Peruvian ladies conversate in Mercado San Pedro
So yesterday was my real Day 1. Thanks to catching up on some overdue sleeping in the afternoon, a few Muña infusions, and a proper night sleep, I was able to wake up fully recovered and ready to explore the city (and yes, if you were following my Instagram, that happened at 5am, the waking up, not the exploring).
If you've known me for a bit (and you know a bit about Cusco) I'm sure it won't surprise you that my first steps took me through Plaza de Armas, the most prominent piece of civil architecture in town where the Cathedral and the Templo de la Compañía de Jesús dominate the huge square.
The arquitechture is short of spectacular, and suprisingly Spanish looking, and that's not only true for the main buildings, but also for the rest of the old city centre.
It is indeed a town for tourists, well adapted, full of little stores advertising they take Visa, and many shouting you promotions in English as you walk down the street. And here is the feeling I think will take a bit to settle, how much is it good and how much is it bad for this culture what is slowly becoming an 'invasion' of tourism and occidental/european culture?
Further into the day, my steps took me to my first grocery shopping experience, and it couldn't have been anywhere better than Mercado San Pedro, the biggest in the city. So truly peruvian, it put my thoughts to rest for at least the time I wandered through its busy lanes. Clothes, fresh juices, meats, vegetables and street food all perfectly organised in a grid of white stalls. All looking the same, all offering very similar products, all shouting very similar sales chatter. It really made me wonder how people sell their product ahead of their neighbour who is clearly a friend of theirs.
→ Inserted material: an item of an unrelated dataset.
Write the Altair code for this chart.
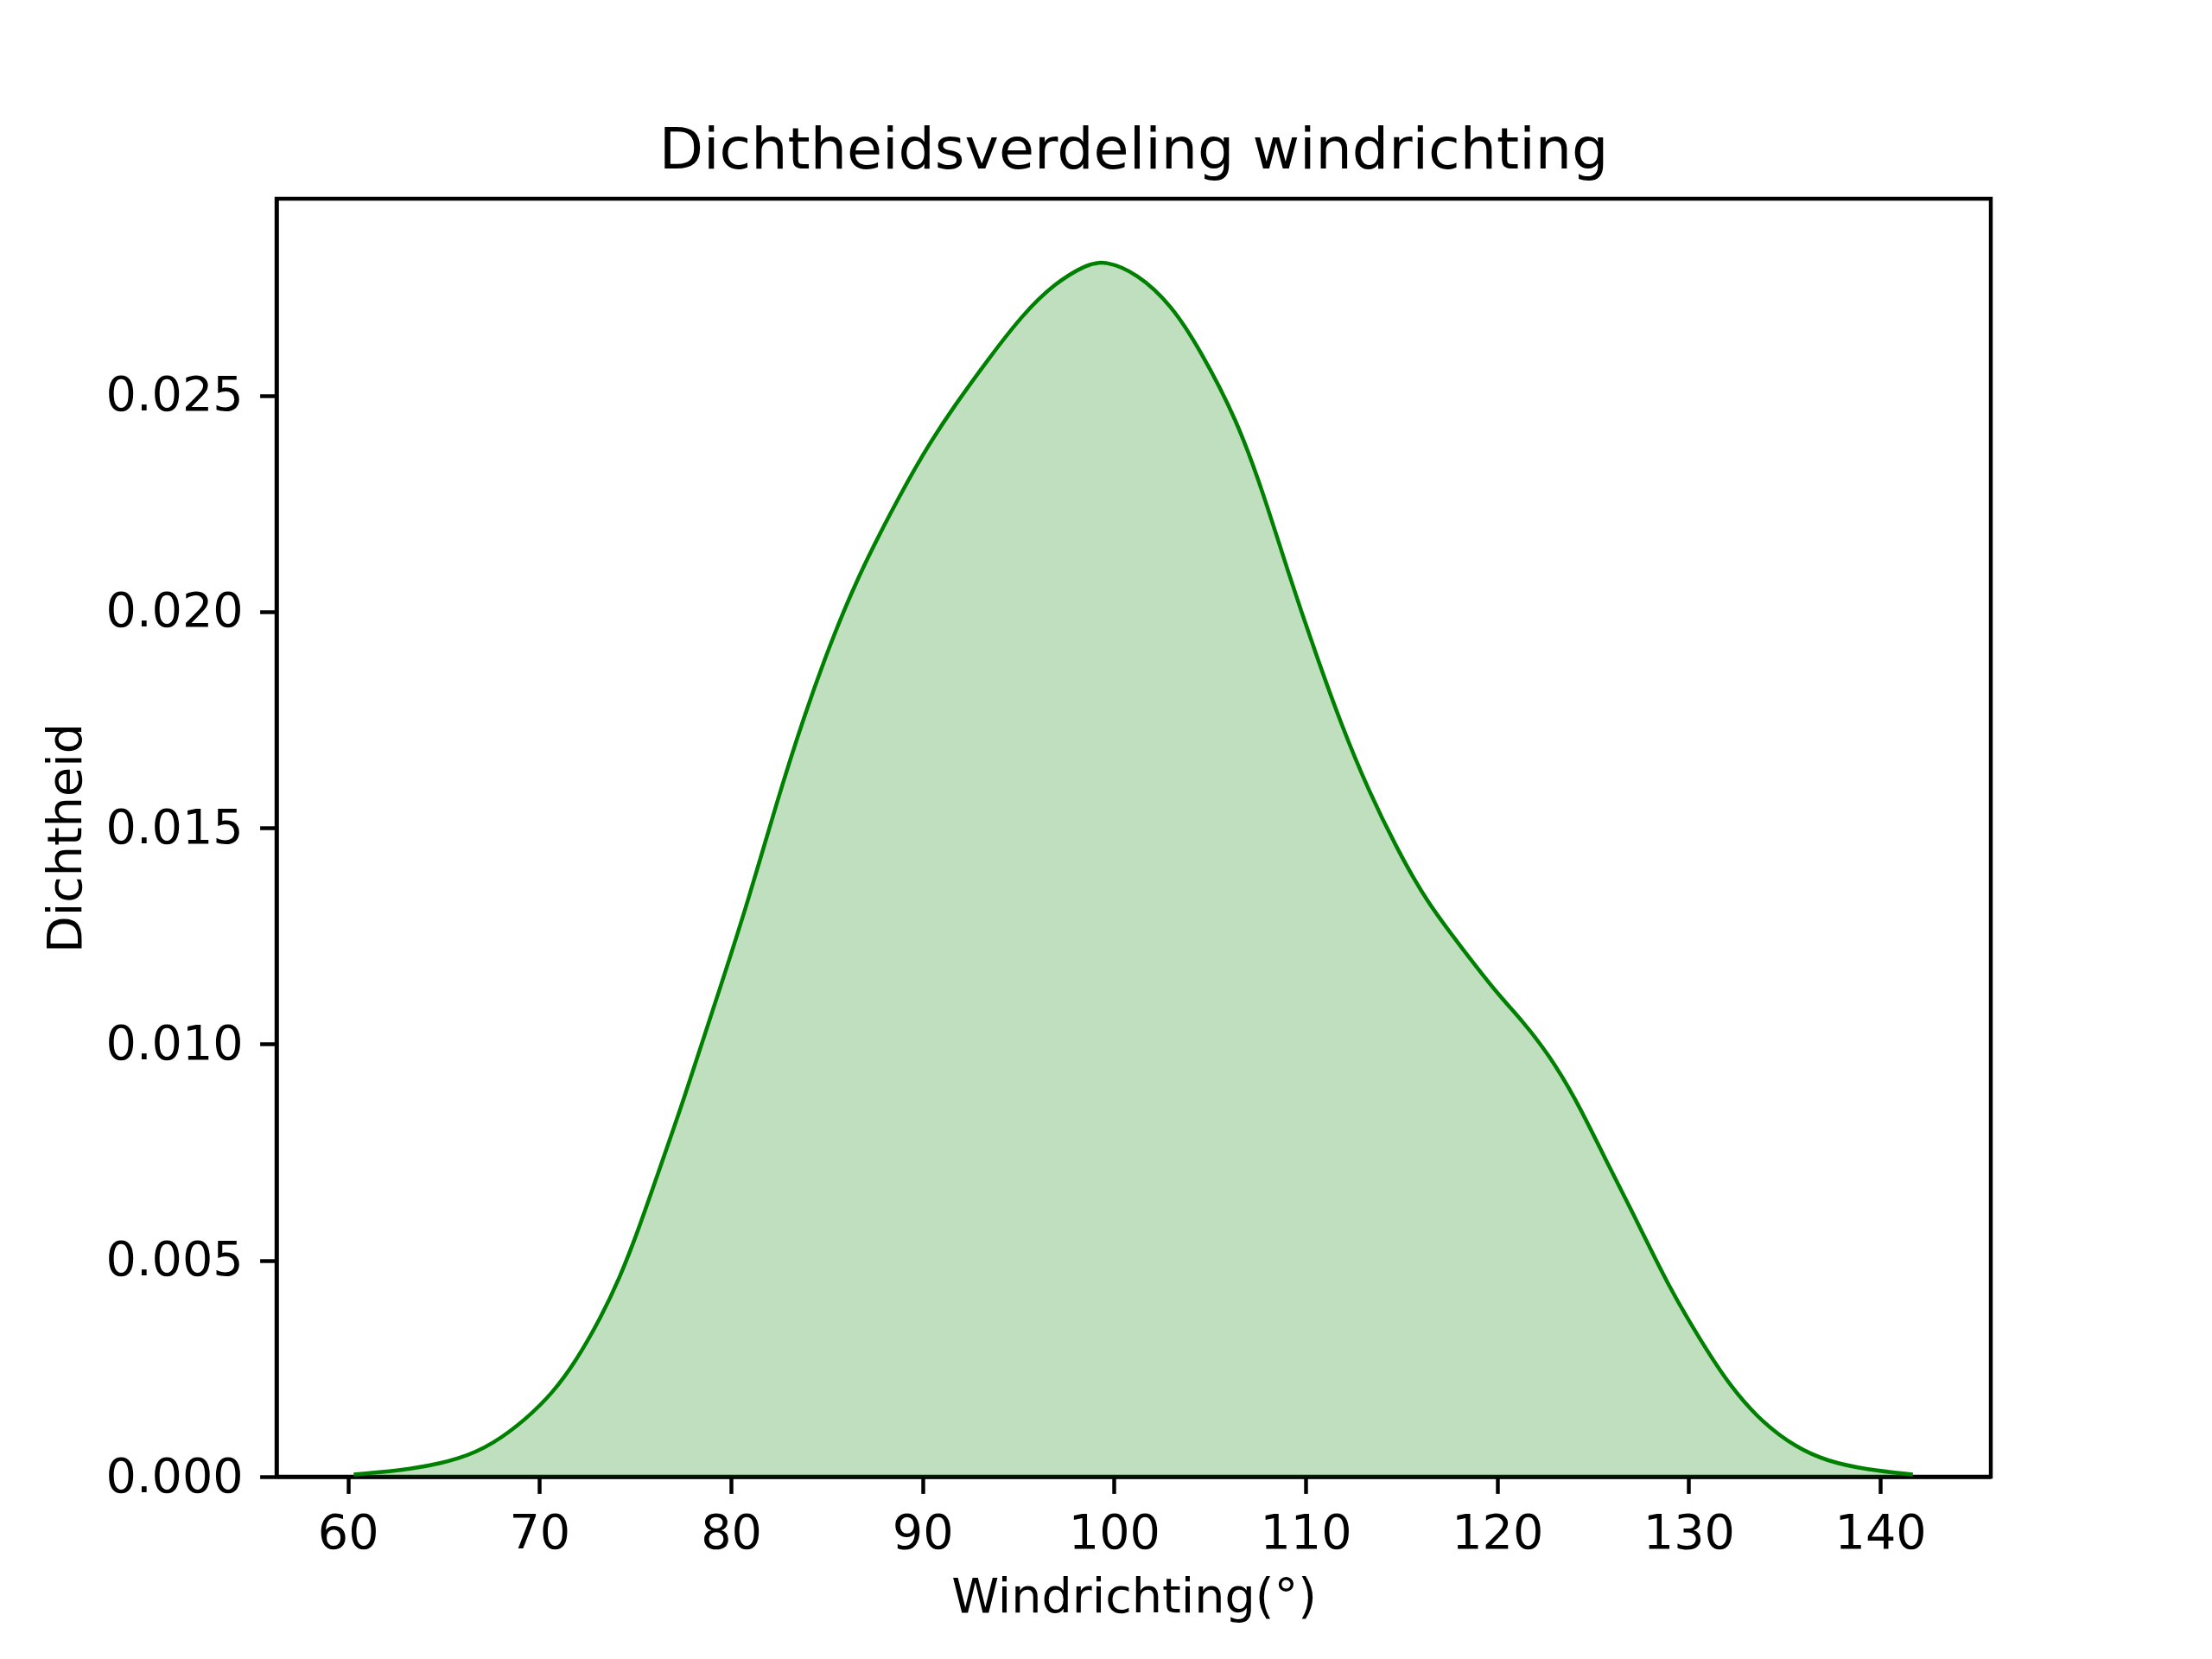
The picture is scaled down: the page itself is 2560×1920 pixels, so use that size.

So much amazing looking food (not the meats I must say), but oh the vegetables, fruits and legumes... I counted at least 6 types of maíz and countless other types of foods I'd never even seen. So incredible, and so frustrating not to know anything about that food, so incapable of preparing it to be able to taste it. So unable to select what to take as I wouldn't know whether I'd like it or not, and in a way, not even sure how much it was! Quite a lot to learn, but an area I'm really looking forward to learn more and more about.
Another full day of cultural shocks and visual inputs finished with a lovely family dinner at the hostel, a great way to gather everyone together once a week. A lovely way for me in particular to start to know those who will be my family in the days and weeks to come.